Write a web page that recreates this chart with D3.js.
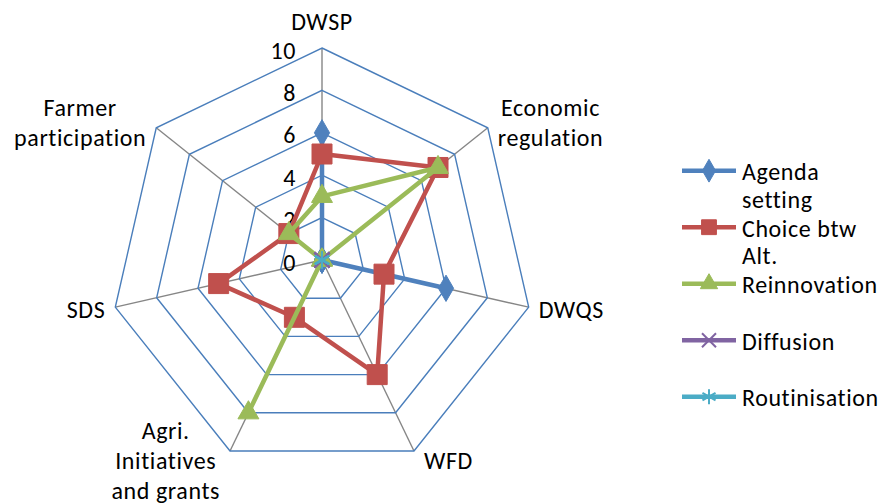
<!DOCTYPE html>
<html>
<head>
<meta charset="utf-8">
<script src="https://cdn.jsdelivr.net/npm/d3@7"></script>
<style>
  html, body { margin: 0; padding: 0; background: #fff; }
  svg { display: block; }
  text { font-family: Carlito, Lato, "Open Sans", sans-serif; fill: #000; letter-spacing: 0.6px; }
</style>
</head>
<body>
<svg id="chart" width="883" height="504"></svg>
<script>
// Radar axes (label lines as drawn)
const categories = ["DWSP", "Economic regulation", "DWQS", "WFD", "Agri. Initiatives and grants", "SDS", "Farmer participation"];
const categoryLines = [["DWSP"], ["Economic", "regulation"], ["DWQS"], ["WFD"], ["Agri.", "Initiatives", "and grants"], ["SDS"], ["Farmer", "participation"]];

// Stage series
const seriesNames = ["Agenda setting", "Choice btw Alt.", "Reinnovation", "Diffusion", "Routinisation"];
const seriesLegendLines = [["Agenda", "setting"], ["Choice btw", "Alt."], ["Reinnovation"], ["Diffusion"], ["Routinisation"]];
const agendaSetting = [6, 0, 6, 0, 0, 0, 0];
const choiceBtwAlt  = [5, 7, 3, 6, 3, 5, 2];
const reinnovation  = [3, 7, 0, 0, 8, 0, 2];
const diffusion     = [0, 0, 0, 0, 0, 0, 0];
const routinisation = [0, 0, 0, 0, 0, 0, 0];
const seriesValues = [agendaSetting, choiceBtwAlt, reinnovation, diffusion, routinisation];

// Radial axis ticks
const tickValues = [0, 2, 4, 6, 8, 10];

const colors = ["#4F81BD", "#C0504D", "#9BBB59", "#8064A2", "#4BACC6"];
const symbols = [d3.symbolDiamond, d3.symbolSquare, d3.symbolTriangle, d3.symbolTimes, d3.symbolAsterisk];
const filledSymbol = [true, true, true, false, false];
const plotSizes = [200, 400, 190, 150, 190];
const legendSizes = [150, 220, 130, 130, 160];

const fontSize = 24;
const svg = d3.select("#chart");
const cx = 322, cy = 260, R = 212;

const r = d3.scaleLinear().domain([0, 10]).range([0, R]);
const angle = d3.scalePoint()
  .domain(categories)
  .range([0, 2 * Math.PI * (categories.length - 1) / categories.length]);

const g = svg.append("g").attr("transform", `translate(${cx},${cy})`);

function pt(cat, v) {
  const a = angle(cat);
  return [r(v) * Math.sin(a), -r(v) * Math.cos(a)];
}

// Spokes
g.append("g").selectAll("line")
  .data(categories)
  .join("line")
  .attr("x1", 0).attr("y1", 0)
  .attr("x2", d => pt(d, 10)[0])
  .attr("y2", d => pt(d, 10)[1])
  .attr("stroke", "#868686")
  .attr("stroke-width", 1.4);

// Grid rings
g.append("g").selectAll("polygon")
  .data(tickValues.filter(v => v > 0))
  .join("polygon")
  .attr("points", v => categories.map(c => pt(c, v).join(",")).join(" "))
  .attr("fill", "none")
  .attr("stroke", "#4A7EBB")
  .attr("stroke-width", 1.4);

// Tick labels
g.append("g").selectAll("text")
  .data(tickValues)
  .join("text")
  .attr("x", -26)
  .attr("y", v => -r(v) + 10.5)
  .attr("text-anchor", "end")
  .attr("font-size", fontSize)
  .text(v => v);

// Series lines
const radialLine = d3.lineRadial()
  .angle((d, i) => angle(categories[i]))
  .radius(d => r(d))
  .curve(d3.curveLinearClosed);

const series = g.append("g").selectAll("g")
  .data(seriesValues.map((vals, k) => ({ vals, k })))
  .join("g");

series.append("path")
  .attr("d", d => radialLine(d.vals))
  .attr("fill", "none")
  .attr("stroke", d => colors[d.k])
  .attr("stroke-width", 4.5)
  .attr("stroke-linejoin", "round");

series.each(function (s) {
  d3.select(this).selectAll("path.marker")
    .data(s.vals)
    .join("path")
    .attr("class", "marker")
    .attr("transform", (v, i) => `translate(${pt(categories[i], v)})`)
    .attr("d", d3.symbol().type(symbols[s.k]).size(plotSizes[s.k]))
    .attr("fill", filledSymbol[s.k] ? colors[s.k] : "none")
    .attr("stroke", colors[s.k])
    .attr("stroke-width", filledSymbol[s.k] ? 1 : 2);
});

// Category labels
const labelG = g.append("g");
categories.forEach((cat, i) => {
  const a = angle(cat);
  const [vx, vy] = pt(cat, 10);
  const s = Math.sin(a), c = Math.cos(a);
  const lines = categoryLines[i];
  const lh = 30;
  const t = labelG.append("text").attr("font-size", fontSize).attr("text-anchor", "middle");
  lines.forEach(l => t.append("tspan").text(l));
  const w = d3.max(t.selectAll("tspan").nodes(), n => n.getComputedTextLength());
  let xc, firstBase;
  if (Math.abs(s) < 0.05) {
    xc = vx;
    firstBase = vy - 18 - (lines.length - 1) * lh;
  } else {
    xc = s > 0 ? vx + 10 + w / 2 : vx - 10 - w / 2;
    const yc = vy + 2 - 10 * c;
    firstBase = yc - (lines.length - 1) * lh / 2 + 7;
  }
  t.selectAll("tspan")
    .attr("x", xc)
    .attr("y", (d, j) => firstBase + j * lh);
});

// Legend
const legend = svg.append("g");
const legendTop = 170.7, legendStep = 56.5;
seriesNames.forEach((name, k) => {
  const y = legendTop + k * legendStep;
  const item = legend.append("g").attr("transform", `translate(0,${y})`);
  item.append("line")
    .attr("x1", 682).attr("x2", 736)
    .attr("y1", 0).attr("y2", 0)
    .attr("stroke", colors[k])
    .attr("stroke-width", 4.5);
  item.append("path")
    .attr("transform", "translate(709,0)")
    .attr("d", d3.symbol().type(symbols[k]).size(legendSizes[k]))
    .attr("fill", filledSymbol[k] ? colors[k] : "none")
    .attr("stroke", colors[k])
    .attr("stroke-width", filledSymbol[k] ? 1 : 2);
  const t = item.append("text").attr("font-size", fontSize);
  seriesLegendLines[k].forEach((l, j) => {
    t.append("tspan").attr("x", 742).attr("y", 9.5 + j * 27.5).text(l);
  });
});
</script>
</body>
</html>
::::::
[SHORT PROBLEM]
Print the complete listing exactly, apart from any pictures.

[RESULT FOR THIS EXERCISE]
Write a web page that recreates this chart with D3.js.
<!DOCTYPE html>
<html>
<head>
<meta charset="utf-8">
<script src="https://cdn.jsdelivr.net/npm/d3@7"></script>
<style>
  html, body { margin: 0; padding: 0; background: #fff; }
  svg { display: block; }
  text { font-family: Carlito, Lato, "Open Sans", sans-serif; fill: #000; letter-spacing: 0.6px; }
</style>
</head>
<body>
<svg id="chart" width="883" height="504"></svg>
<script>
// Radar axes (label lines as drawn)
const categories = ["DWSP", "Economic regulation", "DWQS", "WFD", "Agri. Initiatives and grants", "SDS", "Farmer participation"];
const categoryLines = [["DWSP"], ["Economic", "regulation"], ["DWQS"], ["WFD"], ["Agri.", "Initiatives", "and grants"], ["SDS"], ["Farmer", "participation"]];

// Stage series
const seriesNames = ["Agenda setting", "Choice btw Alt.", "Reinnovation", "Diffusion", "Routinisation"];
const seriesLegendLines = [["Agenda", "setting"], ["Choice btw", "Alt."], ["Reinnovation"], ["Diffusion"], ["Routinisation"]];
const agendaSetting = [6, 0, 6, 0, 0, 0, 0];
const choiceBtwAlt  = [5, 7, 3, 6, 3, 5, 2];
const reinnovation  = [3, 7, 0, 0, 8, 0, 2];
const diffusion     = [0, 0, 0, 0, 0, 0, 0];
const routinisation = [0, 0, 0, 0, 0, 0, 0];
const seriesValues = [agendaSetting, choiceBtwAlt, reinnovation, diffusion, routinisation];

// Radial axis ticks
const tickValues = [0, 2, 4, 6, 8, 10];

const colors = ["#4F81BD", "#C0504D", "#9BBB59", "#8064A2", "#4BACC6"];
const symbols = [d3.symbolDiamond, d3.symbolSquare, d3.symbolTriangle, d3.symbolTimes, d3.symbolAsterisk];
const filledSymbol = [true, true, true, false, false];
const plotSizes = [200, 400, 190, 150, 190];
const legendSizes = [150, 220, 130, 130, 160];

const fontSize = 24;
const svg = d3.select("#chart");
const cx = 322, cy = 260, R = 212;

const r = d3.scaleLinear().domain([0, 10]).range([0, R]);
const angle = d3.scalePoint()
  .domain(categories)
  .range([0, 2 * Math.PI * (categories.length - 1) / categories.length]);

const g = svg.append("g").attr("transform", `translate(${cx},${cy})`);

function pt(cat, v) {
  const a = angle(cat);
  return [r(v) * Math.sin(a), -r(v) * Math.cos(a)];
}

// Spokes
g.append("g").selectAll("line")
  .data(categories)
  .join("line")
  .attr("x1", 0).attr("y1", 0)
  .attr("x2", d => pt(d, 10)[0])
  .attr("y2", d => pt(d, 10)[1])
  .attr("stroke", "#868686")
  .attr("stroke-width", 1.4);

// Grid rings
g.append("g").selectAll("polygon")
  .data(tickValues.filter(v => v > 0))
  .join("polygon")
  .attr("points", v => categories.map(c => pt(c, v).join(",")).join(" "))
  .attr("fill", "none")
  .attr("stroke", "#4A7EBB")
  .attr("stroke-width", 1.4);

// Tick labels
g.append("g").selectAll("text")
  .data(tickValues)
  .join("text")
  .attr("x", -26)
  .attr("y", v => -r(v) + 10.5)
  .attr("text-anchor", "end")
  .attr("font-size", fontSize)
  .text(v => v);

// Series lines
const radialLine = d3.lineRadial()
  .angle((d, i) => angle(categories[i]))
  .radius(d => r(d))
  .curve(d3.curveLinearClosed);

const series = g.append("g").selectAll("g")
  .data(seriesValues.map((vals, k) => ({ vals, k })))
  .join("g");

series.append("path")
  .attr("d", d => radialLine(d.vals))
  .attr("fill", "none")
  .attr("stroke", d => colors[d.k])
  .attr("stroke-width", 4.5)
  .attr("stroke-linejoin", "round");

series.each(function (s) {
  d3.select(this).selectAll("path.marker")
    .data(s.vals)
    .join("path")
    .attr("class", "marker")
    .attr("transform", (v, i) => `translate(${pt(categories[i], v)})`)
    .attr("d", d3.symbol().type(symbols[s.k]).size(plotSizes[s.k]))
    .attr("fill", filledSymbol[s.k] ? colors[s.k] : "none")
    .attr("stroke", colors[s.k])
    .attr("stroke-width", filledSymbol[s.k] ? 1 : 2);
});

// Category labels
const labelG = g.append("g");
categories.forEach((cat, i) => {
  const a = angle(cat);
  const [vx, vy] = pt(cat, 10);
  const s = Math.sin(a), c = Math.cos(a);
  const lines = categoryLines[i];
  const lh = 30;
  const t = labelG.append("text").attr("font-size", fontSize).attr("text-anchor", "middle");
  lines.forEach(l => t.append("tspan").text(l));
  const w = d3.max(t.selectAll("tspan").nodes(), n => n.getComputedTextLength());
  let xc, firstBase;
  if (Math.abs(s) < 0.05) {
    xc = vx;
    firstBase = vy - 18 - (lines.length - 1) * lh;
  } else {
    xc = s > 0 ? vx + 10 + w / 2 : vx - 10 - w / 2;
    const yc = vy + 2 - 10 * c;
    firstBase = yc - (lines.length - 1) * lh / 2 + 7;
  }
  t.selectAll("tspan")
    .attr("x", xc)
    .attr("y", (d, j) => firstBase + j * lh);
});

// Legend
const legend = svg.append("g");
const legendTop = 170.7, legendStep = 56.5;
seriesNames.forEach((name, k) => {
  const y = legendTop + k * legendStep;
  const item = legend.append("g").attr("transform", `translate(0,${y})`);
  item.append("line")
    .attr("x1", 682).attr("x2", 736)
    .attr("y1", 0).attr("y2", 0)
    .attr("stroke", colors[k])
    .attr("stroke-width", 4.5);
  item.append("path")
    .attr("transform", "translate(709,0)")
    .attr("d", d3.symbol().type(symbols[k]).size(legendSizes[k]))
    .attr("fill", filledSymbol[k] ? colors[k] : "none")
    .attr("stroke", colors[k])
    .attr("stroke-width", filledSymbol[k] ? 1 : 2);
  const t = item.append("text").attr("font-size", fontSize);
  seriesLegendLines[k].forEach((l, j) => {
    t.append("tspan").attr("x", 742).attr("y", 9.5 + j * 27.5).text(l);
  });
});
</script>
</body>
</html>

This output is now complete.